## Exercise task
Give back each entry unchanged, minus pictures.

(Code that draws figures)
----------------------------------------

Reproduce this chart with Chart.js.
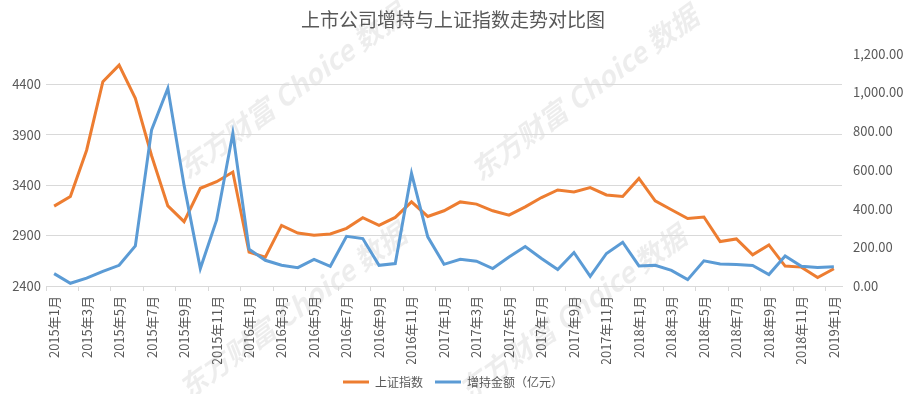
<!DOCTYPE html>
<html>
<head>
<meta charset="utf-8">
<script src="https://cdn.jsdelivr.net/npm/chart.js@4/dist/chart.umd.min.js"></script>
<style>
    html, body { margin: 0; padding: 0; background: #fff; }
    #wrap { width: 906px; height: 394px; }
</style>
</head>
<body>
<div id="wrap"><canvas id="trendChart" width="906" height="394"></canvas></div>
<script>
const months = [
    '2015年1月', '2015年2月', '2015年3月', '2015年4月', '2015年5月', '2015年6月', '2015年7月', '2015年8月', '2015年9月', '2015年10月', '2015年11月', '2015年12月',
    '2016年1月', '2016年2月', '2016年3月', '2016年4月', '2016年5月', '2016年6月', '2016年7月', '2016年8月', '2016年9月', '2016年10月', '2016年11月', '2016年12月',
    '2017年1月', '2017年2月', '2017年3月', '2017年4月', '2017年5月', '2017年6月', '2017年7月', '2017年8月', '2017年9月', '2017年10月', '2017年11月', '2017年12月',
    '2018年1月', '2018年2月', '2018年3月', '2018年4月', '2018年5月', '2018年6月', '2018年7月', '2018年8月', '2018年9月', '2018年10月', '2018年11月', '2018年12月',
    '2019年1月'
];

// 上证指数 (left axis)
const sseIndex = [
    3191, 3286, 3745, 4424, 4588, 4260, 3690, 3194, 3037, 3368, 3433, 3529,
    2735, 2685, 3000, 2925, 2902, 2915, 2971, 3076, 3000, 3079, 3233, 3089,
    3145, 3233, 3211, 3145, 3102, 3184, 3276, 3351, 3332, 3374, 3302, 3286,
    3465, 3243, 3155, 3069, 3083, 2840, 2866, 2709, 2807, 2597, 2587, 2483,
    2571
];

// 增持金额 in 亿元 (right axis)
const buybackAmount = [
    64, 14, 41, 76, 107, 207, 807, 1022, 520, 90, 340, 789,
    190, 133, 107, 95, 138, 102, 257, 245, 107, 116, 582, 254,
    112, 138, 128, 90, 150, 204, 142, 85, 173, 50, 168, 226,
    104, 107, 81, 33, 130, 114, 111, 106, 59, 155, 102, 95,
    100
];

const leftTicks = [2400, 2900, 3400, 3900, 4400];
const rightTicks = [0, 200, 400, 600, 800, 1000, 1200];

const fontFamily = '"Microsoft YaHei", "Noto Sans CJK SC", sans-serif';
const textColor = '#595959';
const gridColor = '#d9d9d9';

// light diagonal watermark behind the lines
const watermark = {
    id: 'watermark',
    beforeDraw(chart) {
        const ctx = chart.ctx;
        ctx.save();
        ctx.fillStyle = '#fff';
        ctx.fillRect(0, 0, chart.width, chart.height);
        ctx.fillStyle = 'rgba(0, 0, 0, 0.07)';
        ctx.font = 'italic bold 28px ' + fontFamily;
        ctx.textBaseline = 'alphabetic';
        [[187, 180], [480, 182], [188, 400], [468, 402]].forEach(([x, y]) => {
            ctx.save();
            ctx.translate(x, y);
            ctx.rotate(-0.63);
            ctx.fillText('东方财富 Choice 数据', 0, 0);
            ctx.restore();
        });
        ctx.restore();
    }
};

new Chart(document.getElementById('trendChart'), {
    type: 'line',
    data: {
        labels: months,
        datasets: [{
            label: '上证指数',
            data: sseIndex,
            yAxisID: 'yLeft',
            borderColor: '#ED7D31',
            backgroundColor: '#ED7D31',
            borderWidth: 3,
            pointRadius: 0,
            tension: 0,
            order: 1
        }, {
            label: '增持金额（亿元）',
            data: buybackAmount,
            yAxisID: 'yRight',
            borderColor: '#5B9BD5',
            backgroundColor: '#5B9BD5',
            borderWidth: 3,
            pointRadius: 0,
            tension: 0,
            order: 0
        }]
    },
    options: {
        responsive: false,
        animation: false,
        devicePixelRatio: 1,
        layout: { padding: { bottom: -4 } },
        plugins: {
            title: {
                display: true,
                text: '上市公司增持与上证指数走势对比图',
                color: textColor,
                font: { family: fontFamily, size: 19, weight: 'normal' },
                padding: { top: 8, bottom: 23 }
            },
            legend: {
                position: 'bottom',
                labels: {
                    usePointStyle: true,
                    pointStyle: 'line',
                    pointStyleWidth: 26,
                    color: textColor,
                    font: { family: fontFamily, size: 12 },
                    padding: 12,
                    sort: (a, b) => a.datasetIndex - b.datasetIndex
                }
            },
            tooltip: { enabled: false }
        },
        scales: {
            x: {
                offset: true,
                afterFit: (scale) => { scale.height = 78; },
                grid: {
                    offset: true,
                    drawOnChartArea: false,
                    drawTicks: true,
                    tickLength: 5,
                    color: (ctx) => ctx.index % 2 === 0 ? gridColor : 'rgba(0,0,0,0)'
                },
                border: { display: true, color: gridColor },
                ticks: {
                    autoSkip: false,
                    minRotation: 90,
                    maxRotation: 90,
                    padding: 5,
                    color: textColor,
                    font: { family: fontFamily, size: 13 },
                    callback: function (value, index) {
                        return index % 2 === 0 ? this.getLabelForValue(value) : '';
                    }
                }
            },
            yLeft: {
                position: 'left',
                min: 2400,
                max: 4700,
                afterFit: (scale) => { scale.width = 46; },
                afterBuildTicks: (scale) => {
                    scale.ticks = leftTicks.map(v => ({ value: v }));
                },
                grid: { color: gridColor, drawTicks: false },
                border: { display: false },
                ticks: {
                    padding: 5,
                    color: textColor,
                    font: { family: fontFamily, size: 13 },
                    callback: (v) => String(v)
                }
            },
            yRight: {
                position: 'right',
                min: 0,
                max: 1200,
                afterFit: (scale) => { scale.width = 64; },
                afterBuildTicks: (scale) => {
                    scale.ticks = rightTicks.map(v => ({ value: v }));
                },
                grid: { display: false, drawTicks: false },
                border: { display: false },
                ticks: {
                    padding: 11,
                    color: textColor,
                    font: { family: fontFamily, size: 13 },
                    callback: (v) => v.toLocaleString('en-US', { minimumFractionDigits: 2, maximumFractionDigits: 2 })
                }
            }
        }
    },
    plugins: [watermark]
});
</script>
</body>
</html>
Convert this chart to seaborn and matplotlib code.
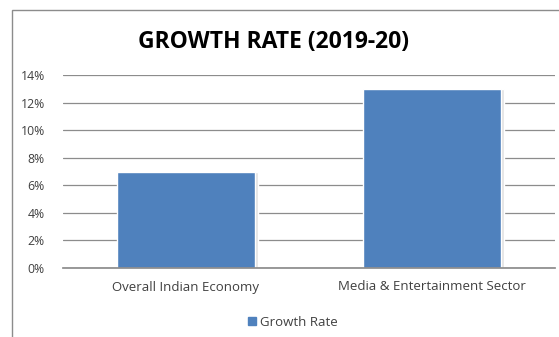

----------------------------------------

## Written response
Reproduce this chart with Chart.js.
<!DOCTYPE html>
<html>
<head>
<meta charset="utf-8">
<script src="https://cdn.jsdelivr.net/npm/chart.js@4/dist/chart.umd.min.js"></script>
<style>
    html, body { margin: 0; padding: 0; background: #fff; }
    #wrap { width: 906px; height: 394px; }
</style>
</head>
<body>
<div id="wrap"><canvas id="trendChart" width="906" height="394"></canvas></div>
<script>
const months = [
    '2015年1月', '2015年2月', '2015年3月', '2015年4月', '2015年5月', '2015年6月', '2015年7月', '2015年8月', '2015年9月', '2015年10月', '2015年11月', '2015年12月',
    '2016年1月', '2016年2月', '2016年3月', '2016年4月', '2016年5月', '2016年6月', '2016年7月', '2016年8月', '2016年9月', '2016年10月', '2016年11月', '2016年12月',
    '2017年1月', '2017年2月', '2017年3月', '2017年4月', '2017年5月', '2017年6月', '2017年7月', '2017年8月', '2017年9月', '2017年10月', '2017年11月', '2017年12月',
    '2018年1月', '2018年2月', '2018年3月', '2018年4月', '2018年5月', '2018年6月', '2018年7月', '2018年8月', '2018年9月', '2018年10月', '2018年11月', '2018年12月',
    '2019年1月'
];

// 上证指数 (left axis)
const sseIndex = [
    3191, 3286, 3745, 4424, 4588, 4260, 3690, 3194, 3037, 3368, 3433, 3529,
    2735, 2685, 3000, 2925, 2902, 2915, 2971, 3076, 3000, 3079, 3233, 3089,
    3145, 3233, 3211, 3145, 3102, 3184, 3276, 3351, 3332, 3374, 3302, 3286,
    3465, 3243, 3155, 3069, 3083, 2840, 2866, 2709, 2807, 2597, 2587, 2483,
    2571
];

// 增持金额 in 亿元 (right axis)
const buybackAmount = [
    64, 14, 41, 76, 107, 207, 807, 1022, 520, 90, 340, 789,
    190, 133, 107, 95, 138, 102, 257, 245, 107, 116, 582, 254,
    112, 138, 128, 90, 150, 204, 142, 85, 173, 50, 168, 226,
    104, 107, 81, 33, 130, 114, 111, 106, 59, 155, 102, 95,
    100
];

const leftTicks = [2400, 2900, 3400, 3900, 4400];
const rightTicks = [0, 200, 400, 600, 800, 1000, 1200];

const fontFamily = '"Microsoft YaHei", "Noto Sans CJK SC", sans-serif';
const textColor = '#595959';
const gridColor = '#d9d9d9';

// light diagonal watermark behind the lines
const watermark = {
    id: 'watermark',
    beforeDraw(chart) {
        const ctx = chart.ctx;
        ctx.save();
        ctx.fillStyle = '#fff';
        ctx.fillRect(0, 0, chart.width, chart.height);
        ctx.fillStyle = 'rgba(0, 0, 0, 0.07)';
        ctx.font = 'italic bold 28px ' + fontFamily;
        ctx.textBaseline = 'alphabetic';
        [[187, 180], [480, 182], [188, 400], [468, 402]].forEach(([x, y]) => {
            ctx.save();
            ctx.translate(x, y);
            ctx.rotate(-0.63);
            ctx.fillText('东方财富 Choice 数据', 0, 0);
            ctx.restore();
        });
        ctx.restore();
    }
};

new Chart(document.getElementById('trendChart'), {
    type: 'line',
    data: {
        labels: months,
        datasets: [{
            label: '上证指数',
            data: sseIndex,
            yAxisID: 'yLeft',
            borderColor: '#ED7D31',
            backgroundColor: '#ED7D31',
            borderWidth: 3,
            pointRadius: 0,
            tension: 0,
            order: 1
        }, {
            label: '增持金额（亿元）',
            data: buybackAmount,
            yAxisID: 'yRight',
            borderColor: '#5B9BD5',
            backgroundColor: '#5B9BD5',
            borderWidth: 3,
            pointRadius: 0,
            tension: 0,
            order: 0
        }]
    },
    options: {
        responsive: false,
        animation: false,
        devicePixelRatio: 1,
        layout: { padding: { bottom: -4 } },
        plugins: {
            title: {
                display: true,
                text: '上市公司增持与上证指数走势对比图',
                color: textColor,
                font: { family: fontFamily, size: 19, weight: 'normal' },
                padding: { top: 8, bottom: 23 }
            },
            legend: {
                position: 'bottom',
                labels: {
                    usePointStyle: true,
                    pointStyle: 'line',
                    pointStyleWidth: 26,
                    color: textColor,
                    font: { family: fontFamily, size: 12 },
                    padding: 12,
                    sort: (a, b) => a.datasetIndex - b.datasetIndex
                }
            },
            tooltip: { enabled: false }
        },
        scales: {
            x: {
                offset: true,
                afterFit: (scale) => { scale.height = 78; },
                grid: {
                    offset: true,
                    drawOnChartArea: false,
                    drawTicks: true,
                    tickLength: 5,
                    color: (ctx) => ctx.index % 2 === 0 ? gridColor : 'rgba(0,0,0,0)'
                },
                border: { display: true, color: gridColor },
                ticks: {
                    autoSkip: false,
                    minRotation: 90,
                    maxRotation: 90,
                    padding: 5,
                    color: textColor,
                    font: { family: fontFamily, size: 13 },
                    callback: function (value, index) {
                        return index % 2 === 0 ? this.getLabelForValue(value) : '';
                    }
                }
            },
            yLeft: {
                position: 'left',
                min: 2400,
                max: 4700,
                afterFit: (scale) => { scale.width = 46; },
                afterBuildTicks: (scale) => {
                    scale.ticks = leftTicks.map(v => ({ value: v }));
                },
                grid: { color: gridColor, drawTicks: false },
                border: { display: false },
                ticks: {
                    padding: 5,
                    color: textColor,
                    font: { family: fontFamily, size: 13 },
                    callback: (v) => String(v)
                }
            },
            yRight: {
                position: 'right',
                min: 0,
                max: 1200,
                afterFit: (scale) => { scale.width = 64; },
                afterBuildTicks: (scale) => {
                    scale.ticks = rightTicks.map(v => ({ value: v }));
                },
                grid: { display: false, drawTicks: false },
                border: { display: false },
                ticks: {
                    padding: 11,
                    color: textColor,
                    font: { family: fontFamily, size: 13 },
                    callback: (v) => v.toLocaleString('en-US', { minimumFractionDigits: 2, maximumFractionDigits: 2 })
                }
            }
        }
    },
    plugins: [watermark]
});
</script>
</body>
</html>
Convert this chart to seaborn and matplotlib code.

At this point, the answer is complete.